Moshe Kagan, who was involved with the journal from its inception, noted that a journal cannot survive over the years with just volunteer help. “At least we tried very, very hard,” he said.

Thumbing through highlights of the past decade, one can find Yossi Beilin warning against unilateralism; Letty Cottin Pogrebin discussing the Jewish Law of Return; Arthur Waskow on Gaza; Yael Dayan advocating a two-state solution, and a speech by Theodore Bikel at the 35th World Zionist Congress. Other articles ponder “Can Kibbutzim Survive?” and “Thinking about a Left-Zionist Think Tank.”

Seliger penned the editor’s section called “Column Left,” named both for its politics and its placement on the page. In the column, Seliger’s criticism of writers such as Tony Judt, John Mearsheimer and Stephen Walt packed a wallop.
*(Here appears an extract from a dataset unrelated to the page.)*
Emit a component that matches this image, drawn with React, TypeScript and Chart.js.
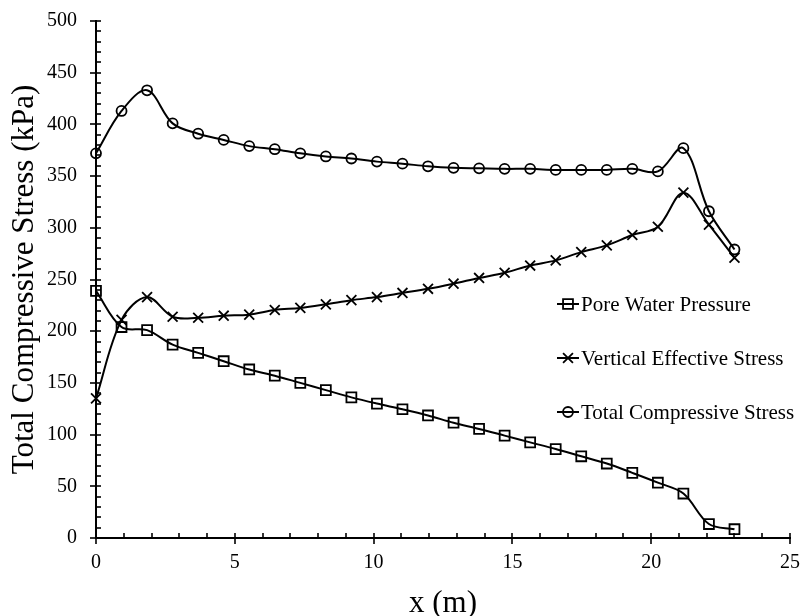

Arieh Lebowitz, associated with Israel Horizons since 1979, said that the dwindling number of explicitly Jewish progressive publications is a troubling issue. The last few or more decades are littered with defunct publications, many New York-based. Lebowitz cited Youth and Nation magazine of Hashomer Hatzair, and Jewish Affairs magazine, which was affiliated with the Jewish Section of the Communist Party USA. He added a number of Yiddish publications to the heap: There was the Jewish Socialist Der Wecker, the Anarchist Freie Arbeiter Stimme, and the Morgn Freiheit newspaper, which was Communist and later independently left. Then there was Unser Tzait, the magazine of the Jewish Labor Bund, Yiddishe Kultur, long edited by Itche Goldberg, and Yiddisher Kemfer, the magazine of the Jewish National Workers Alliance/Labor Zionists, which has resurfaced a few times. “And there are others,” Lebowitz said.

The American liberal publication, The New Leader, lies dormant, and there is belt tightening at other publications such as Tikkun, which is changing from bimonthly to quarterly. Asked about the Labor Zionist journal, Jewish Frontier, Seliger shot back, “It went out before we did.”

Israel Horizons was founded in 1952 as the public face of the Progressive Zionist League, an organization of adults who were members of Hashomer Hatzair, the Socialist-Zionist youth movement originally formed in Europe in the mid-teens. Meretz USA inherited the publication from Americans for Progressive Israel, when API merged in 1997 with the U.S. support group aligned with Israel’s “Movement for Civil Rights and Peace” Party, known in Hebrew as Ratz. Notwithstanding the similarity in names, Meretz USA is separate from the Meretz party in Israel, though they share many views in common.

Seliger’s editorship of Israel Horizons is part of a Jewish odyssey he has been on since his youth. His parents’ background in Zionist youth groups in Europe and their near-miraculous escape from the Holocaust had an impact on him. “It made me prize my Jewish heritage,” he said. Seliger’s connection to Israel is tangible: About half of his extended family lives there.

Despite the journal closing, Seliger blogs regularly at meretzusa.blogspot.com, and his film and book reviews, news analyses and commentaries have appeared with some frequency in recent years for In These Times, Tikkun and this newspaper.

Seliger recalled ending his first stint as Israel Horizons editor in 1995 because the publication was taking too much of his time. “For awhile,” he said, “it became an obsession with me.” To what extent? “It cost me one or two girlfriends.”